Varejão has also been invited to present Transbarroco (2014)—her only multi-channel video installation to date—at Art Club, curated by Pier Paolo Pancotto, a project within the larger cultural initiative “I giovedì della Villa – Questions d’art,” at the French Academy in Rome – Villa Medici. This magnificent work, with its sweeping takes of the dizzying interiors in the Baroque churches of Minas Gerais and Bahia, Brazil and soundtrack comprised of church bells, Bahian drum rhythms, and street noise, intercut with recitations of key writings on Brazilian identity, has never been shown outside of Brazil. The intensely hybridized baroque style that it reflects finds a contrapuntal context in the heart of Rome.

Adriana Varejão was born in 1964 in Rio de Janeiro, Brazil, where she lives and works. Major museum collections include the Metropolitan Museum of Art, New York; Solomon R. Guggenheim Museum, New York; Museum of Contemporary Art San Diego; Tate Modern, London; Fondation Cartier pour l’art contemporain, Paris; Fundación “la Caixa,” Barcelona; Stedelijk Museum, Amsterdam; and Hara Museum, Tokyo. Selected solo institutional exhibitions include “Azulejões,” Centro Cultural Banco do Brasil, Rio de Janeiro and Brasília, Brazil (2001); “Chambre d’échos / Câmara de ecos,” Fondation Cartier pour l´art Contemporain, Paris (2005, travelled to Centro Cultural de Belém in Lisbon and DA2 in Salamanca, Spain); Hara Museum of Contemporary Art, Tokyo (2007); “Adriana Varejão – Histórias às Margens,” Museu de Arte Moderna de São Paulo, Brazil (2012, travelled to Museu de Arte Moderna do Rio de Janeiro, Brazil and Museo de Arte Latinoamericano de Buenos Aires (MALBA), Argentina in 2013); “Adriana Varejão,’ The Institute of Contemporary Art, Boston (2014); and “Adriana Varejão: Kindred Spirits,” Dallas Contemporary (2015).
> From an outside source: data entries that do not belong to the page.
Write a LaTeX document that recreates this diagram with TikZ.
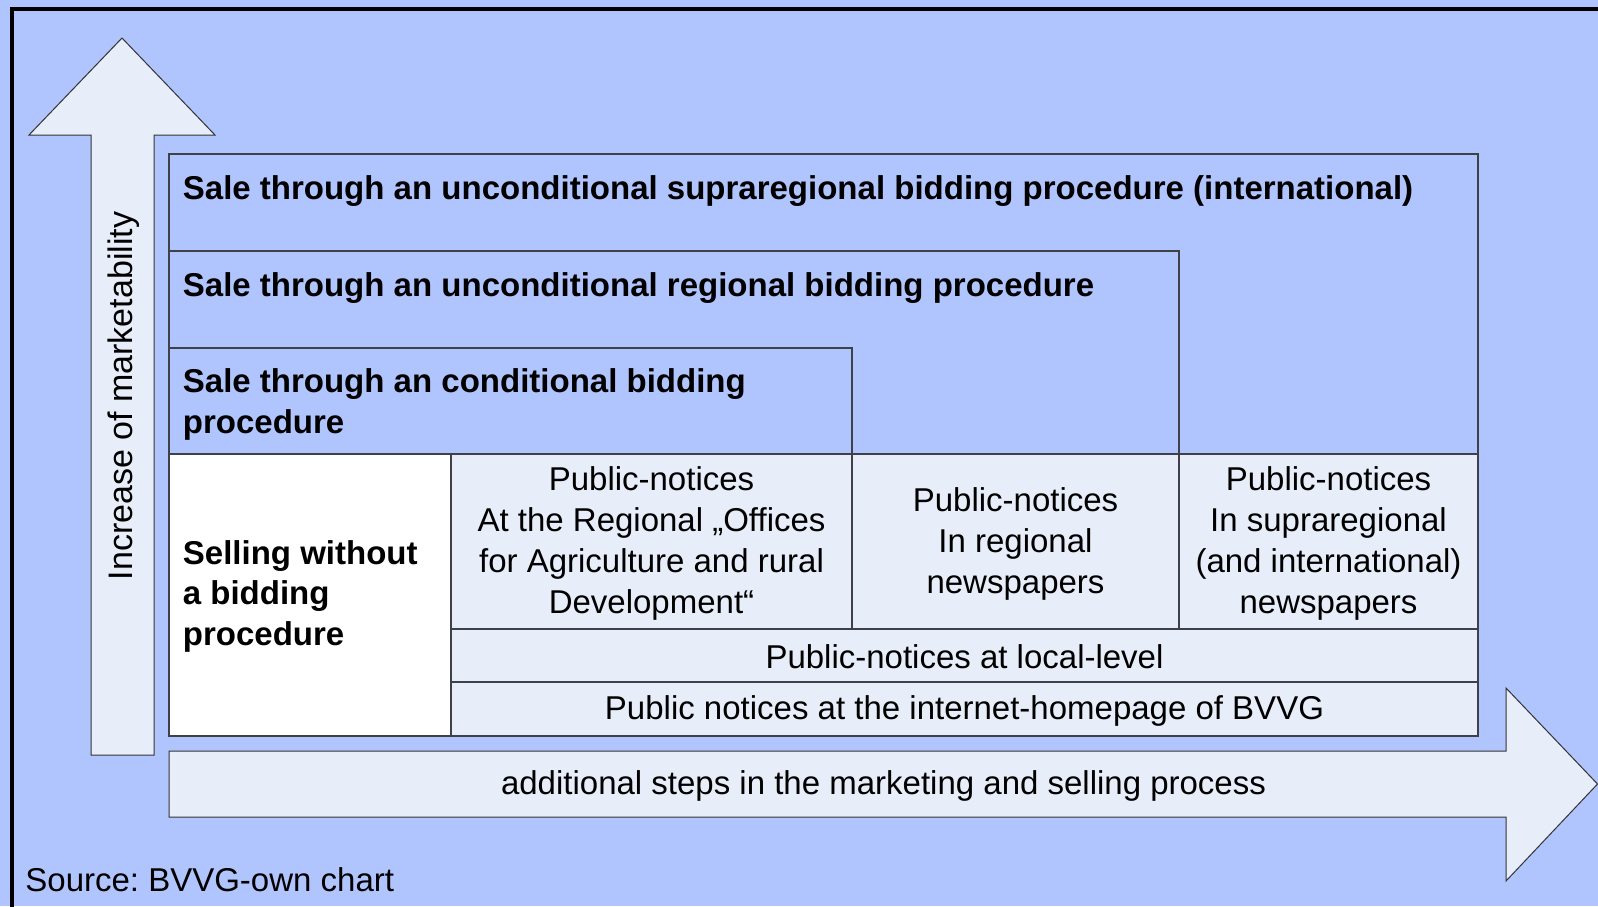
\documentclass[tikz,border=0pt]{standalone}
\usepackage{fontspec}
\setmainfont{Liberation Sans}
\definecolor{skyback}{RGB}{176,196,254}
\definecolor{cellfill}{RGB}{232,238,249}
\definecolor{linegray}{RGB}{64,64,72}
\frenchspacing
\begin{document}
\begin{tikzpicture}[x=0.5pt,y=-0.5pt,
  every node/.style={inner sep=0pt, font=\fontsize{16.5pt}{20.5pt}\selectfont},
  title/.style={font=\fontsize{16.5pt}{20.25pt}\selectfont\bfseries},
  band/.style={draw=linegray, fill=skyback, line width=0.6pt},
  cell/.style={draw=linegray, fill=cellfill, line width=0.6pt},
  plain/.style={draw=linegray, fill=white, line width=0.6pt},
  bigarrow/.style={draw=black!80, fill=cellfill, line width=0.5pt, line join=miter}]
\useasboundingbox (0,0) rectangle (1598,906);
\clip (0,0) rectangle (1598,906);
\fill[skyback] (0,0) rectangle (1598,906);
% outer frame
\draw[line width=2pt] (11.5,920) -- (11.5,9) -- (1620,9);

% axis arrows
\draw[bigarrow] (122,38) -- (215,135) -- (154,135) -- (154,755) -- (91,755) -- (91,135) -- (29,135) -- cycle;
\draw[bigarrow] (169,751) -- (1506,751) -- (1506,688) -- (1597.5,784) -- (1506,881) -- (1506,817) -- (169,817) -- cycle;

% procedure levels
\draw[band] (169,154) rectangle (1478,454);
\draw[band] (169,251) rectangle (1179,454);
\draw[band] (169,348) rectangle (852,454);

% publication channels
\draw[plain] (169,454) rectangle (451,736);
\draw[cell] (451,454) rectangle (852,629);
\draw[cell] (852,454) rectangle (1179,629);
\draw[cell] (1179,454) rectangle (1478,629);
\draw[cell] (451,629) rectangle (1478,682);
\draw[cell] (451,682) rectangle (1478,736);

% labels
\node[title, anchor=west] (t1) at (182.5,191.5) {Sale through an unconditional supraregional bidding procedure (international)};
\node[title, anchor=west] (t2) at (182.5,288.5) {Sale through an unconditional regional bidding procedure};
\node[title, anchor=west, align=left] (t3) at (182.5,404.5) {Sale through an conditional bidding\\procedure};
\node[title, anchor=west, align=left] (t4) at (182.5,596) {Selling without\\a bidding\\procedure};

\node[align=center] (c1) at (651.5,543.5) {Public-notices\\At the Regional „Offices\\for Agriculture and rural\\Development“};
\node[align=center] (c2) at (1015.5,543.5) {Public-notices\\In regional\\newspapers};
\node[align=center] (c3) at (1328.5,543.5) {Public-notices\\In supraregional\\(and international)\\newspapers};
\node (l1) at (964.5,656.5) {Public-notices at local-level};
\node (l2) at (964.5,711) {Public notices at the internet-homepage of BVVG};

\node (ah) at (883.5,786) {additional steps in the marketing and selling process};
\node[rotate=90, anchor=base, font=\fontsize{17pt}{20pt}\selectfont] (av) at (132.5,396) {Increase of marketability};
\node[anchor=base west] (src) at (25,891) {Source: BVVG-own chart};
\end{tikzpicture}
\end{document}
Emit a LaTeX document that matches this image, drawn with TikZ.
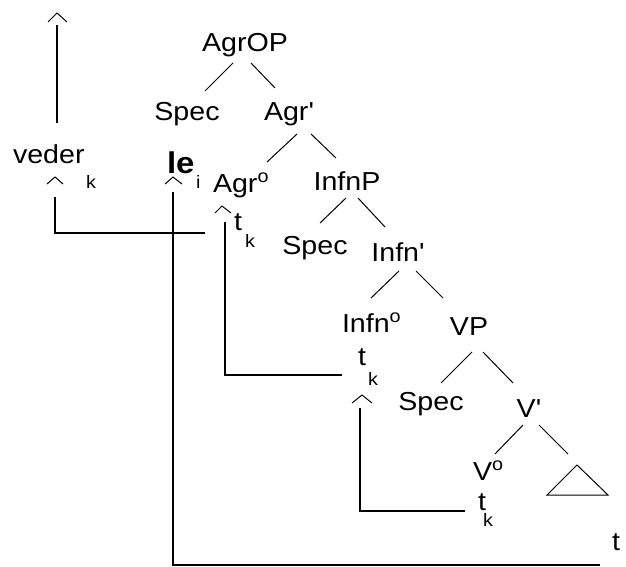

Varejão participated in the Bienal de São Paulo (1994 and 1998); the Biennial of Sydney (2001); SITE Santa Fe (2004); Mercosul Biennial in Visual Art, Brazil (1997, 2005, and 2015); the Istanbul Biennial (2011); the Bienal de Bucareste, Romania (2008); the Liverpool Biennial (1999 and 2006); “30x Bienal,” Fundação Bienal de São Paulo (2013); and the Bienal de Arte de Contemporânea de Coimbra, Portugal(2015). In 2008, the Galeria Adriana Varejão, a permanent pavilion dedicated to Varejão’s art, designed by Rodrigo Cerviño Lopez, was inaugurated at Inhotim Centro de Arte Contemporânea, Brumadinho, Minas Gerais, Brazil. In 2016 she was commissioned to produce a temporary mural based on Celacanto provoca maremoto to cover the entire facade of the Centro Aquatico for the Summer Olympics in Rio de Janeiro.

Varejão’s video installation Transbarroco was on view at the French Academy of Rome – Villa Medici from Thursday, September 29–October 2. The weekly program “I giovedì della Villa – Questions d’art” is an initiative of the Villa Medici to reflect on the state of contemporary creativity-visual arts, cinema, music, theater, literature, and art history—through the interaction between different audiences and languages in various forms including lectures, concerts, performances, exhibitions, and installations. Created by Louis XIV in 1666, The French Academy in Rome is a French public institution with three statutory missions: support of professional artists and research fellows through residencies; active cultural and artistic exchange; and the conservation and appreciation of the Villa Medici.